▶ **Data items**:
------------

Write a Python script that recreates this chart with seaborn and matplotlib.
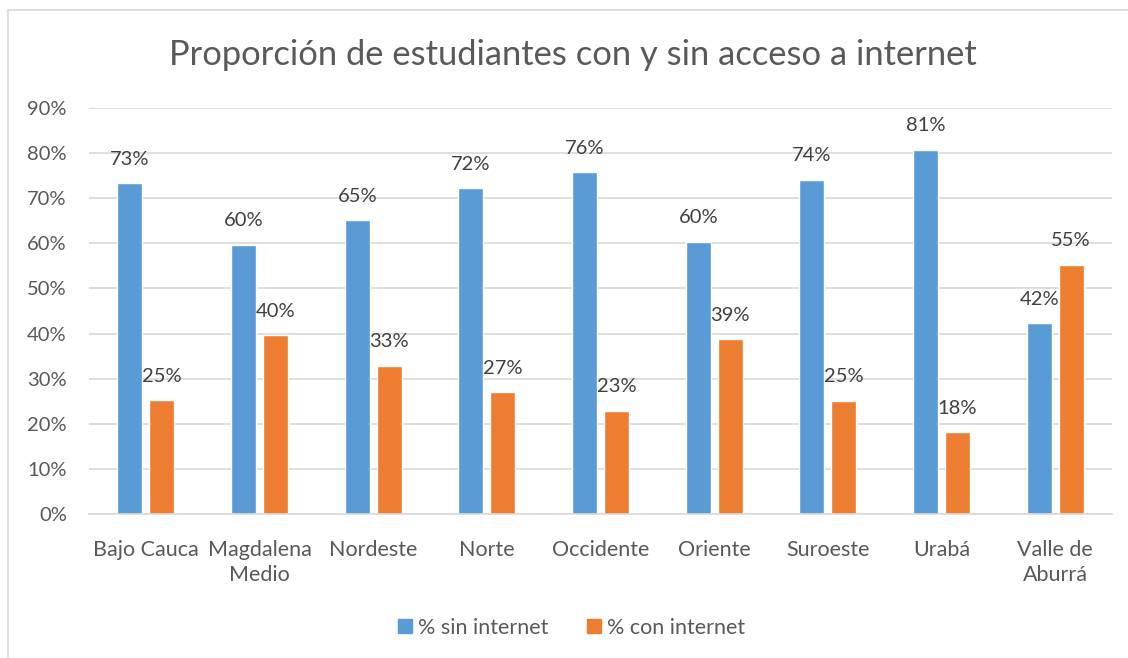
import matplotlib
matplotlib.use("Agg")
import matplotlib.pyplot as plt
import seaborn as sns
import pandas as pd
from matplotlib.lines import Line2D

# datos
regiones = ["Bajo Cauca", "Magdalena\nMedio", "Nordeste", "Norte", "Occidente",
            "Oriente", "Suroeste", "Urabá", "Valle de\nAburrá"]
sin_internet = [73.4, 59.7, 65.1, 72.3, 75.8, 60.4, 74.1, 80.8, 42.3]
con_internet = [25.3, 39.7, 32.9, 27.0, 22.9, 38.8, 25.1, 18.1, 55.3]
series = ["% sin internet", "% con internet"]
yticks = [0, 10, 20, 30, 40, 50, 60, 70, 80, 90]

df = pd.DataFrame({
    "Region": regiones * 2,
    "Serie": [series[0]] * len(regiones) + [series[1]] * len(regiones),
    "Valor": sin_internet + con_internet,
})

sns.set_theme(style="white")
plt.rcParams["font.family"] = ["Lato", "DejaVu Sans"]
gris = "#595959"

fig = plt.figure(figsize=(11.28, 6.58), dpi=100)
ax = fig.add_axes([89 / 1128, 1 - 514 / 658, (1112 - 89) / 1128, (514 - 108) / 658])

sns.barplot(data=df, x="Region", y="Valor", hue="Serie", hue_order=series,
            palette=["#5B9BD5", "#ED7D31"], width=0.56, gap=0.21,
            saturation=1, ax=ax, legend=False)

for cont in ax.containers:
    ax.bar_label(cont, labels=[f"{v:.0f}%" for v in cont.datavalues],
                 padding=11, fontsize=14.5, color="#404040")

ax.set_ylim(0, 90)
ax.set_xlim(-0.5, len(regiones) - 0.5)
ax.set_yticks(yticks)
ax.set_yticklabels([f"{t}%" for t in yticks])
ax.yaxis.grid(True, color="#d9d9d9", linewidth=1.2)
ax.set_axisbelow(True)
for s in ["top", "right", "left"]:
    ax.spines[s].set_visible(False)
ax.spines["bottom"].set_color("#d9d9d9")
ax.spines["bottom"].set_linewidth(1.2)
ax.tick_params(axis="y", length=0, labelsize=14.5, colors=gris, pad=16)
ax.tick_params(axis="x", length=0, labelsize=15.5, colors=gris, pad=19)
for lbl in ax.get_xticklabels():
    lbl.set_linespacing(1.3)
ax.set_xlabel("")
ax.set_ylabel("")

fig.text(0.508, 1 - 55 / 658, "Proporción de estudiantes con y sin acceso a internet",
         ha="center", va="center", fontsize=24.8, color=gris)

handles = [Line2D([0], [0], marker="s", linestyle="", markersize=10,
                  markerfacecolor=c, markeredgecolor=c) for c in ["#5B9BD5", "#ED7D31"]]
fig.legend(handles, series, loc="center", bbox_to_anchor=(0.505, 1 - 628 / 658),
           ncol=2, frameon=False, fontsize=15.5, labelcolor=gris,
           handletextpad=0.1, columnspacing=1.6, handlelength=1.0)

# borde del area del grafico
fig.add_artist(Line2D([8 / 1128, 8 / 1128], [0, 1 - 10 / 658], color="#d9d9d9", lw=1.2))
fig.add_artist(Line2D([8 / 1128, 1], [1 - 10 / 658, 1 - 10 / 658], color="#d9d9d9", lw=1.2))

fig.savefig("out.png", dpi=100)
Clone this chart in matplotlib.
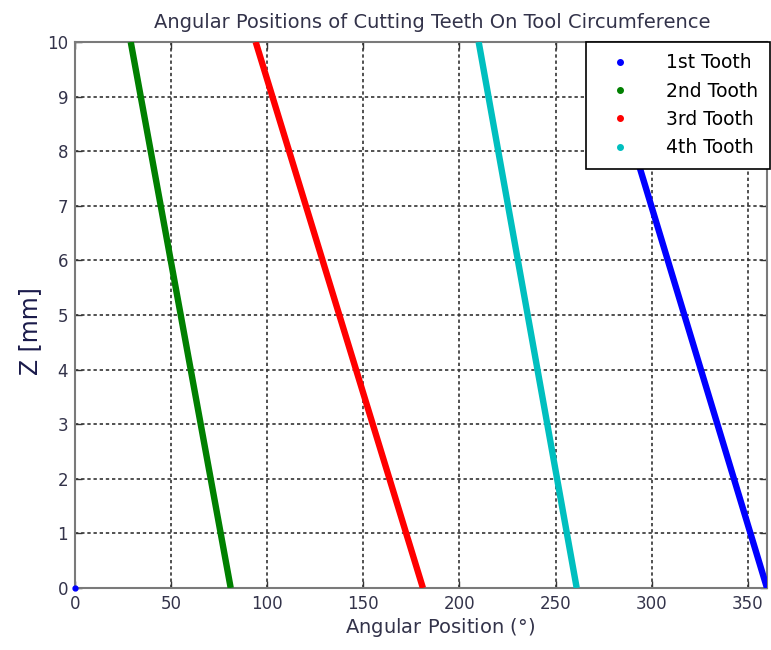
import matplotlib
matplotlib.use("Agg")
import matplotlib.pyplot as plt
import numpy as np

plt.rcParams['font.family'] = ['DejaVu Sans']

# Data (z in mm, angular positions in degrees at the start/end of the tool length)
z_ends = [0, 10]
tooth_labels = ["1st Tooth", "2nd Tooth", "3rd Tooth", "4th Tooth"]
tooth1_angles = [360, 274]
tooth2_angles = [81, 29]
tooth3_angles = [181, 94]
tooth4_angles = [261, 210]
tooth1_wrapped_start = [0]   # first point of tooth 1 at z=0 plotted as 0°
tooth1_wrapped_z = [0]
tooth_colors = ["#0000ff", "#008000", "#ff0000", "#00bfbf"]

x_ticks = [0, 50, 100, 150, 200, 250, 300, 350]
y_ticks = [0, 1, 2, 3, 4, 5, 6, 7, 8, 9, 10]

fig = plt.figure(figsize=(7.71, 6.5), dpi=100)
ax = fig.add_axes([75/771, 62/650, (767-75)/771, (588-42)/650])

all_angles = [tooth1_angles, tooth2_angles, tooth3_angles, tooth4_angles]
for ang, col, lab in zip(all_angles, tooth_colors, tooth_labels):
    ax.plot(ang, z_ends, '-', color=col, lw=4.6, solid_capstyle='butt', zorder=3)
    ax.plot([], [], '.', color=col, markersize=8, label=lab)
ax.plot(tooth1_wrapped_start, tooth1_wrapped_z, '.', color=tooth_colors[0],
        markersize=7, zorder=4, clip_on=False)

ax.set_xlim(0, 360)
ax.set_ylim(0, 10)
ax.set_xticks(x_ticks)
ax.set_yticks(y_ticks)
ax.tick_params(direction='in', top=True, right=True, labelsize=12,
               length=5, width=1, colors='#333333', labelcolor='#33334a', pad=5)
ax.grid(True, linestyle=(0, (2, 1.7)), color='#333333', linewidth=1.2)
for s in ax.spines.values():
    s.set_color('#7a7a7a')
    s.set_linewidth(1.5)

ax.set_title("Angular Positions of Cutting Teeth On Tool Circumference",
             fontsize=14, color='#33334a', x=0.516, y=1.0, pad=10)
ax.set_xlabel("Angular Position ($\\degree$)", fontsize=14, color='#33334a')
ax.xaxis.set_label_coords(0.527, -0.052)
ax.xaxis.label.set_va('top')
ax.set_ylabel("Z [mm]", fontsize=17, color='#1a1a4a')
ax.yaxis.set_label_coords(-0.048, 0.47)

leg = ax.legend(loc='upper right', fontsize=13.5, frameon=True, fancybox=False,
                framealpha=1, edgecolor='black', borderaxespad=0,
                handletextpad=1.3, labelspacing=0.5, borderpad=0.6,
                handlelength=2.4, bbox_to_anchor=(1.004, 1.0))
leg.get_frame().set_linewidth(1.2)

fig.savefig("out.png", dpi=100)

------------

▶ **WHAT IS REQUIRED**: Copy all lines of the listing above that contain the string "chart".

▶ **RESULT**:
Write a Python script that recreates this chart with seaborn and matplotlib.
Clone this chart in matplotlib.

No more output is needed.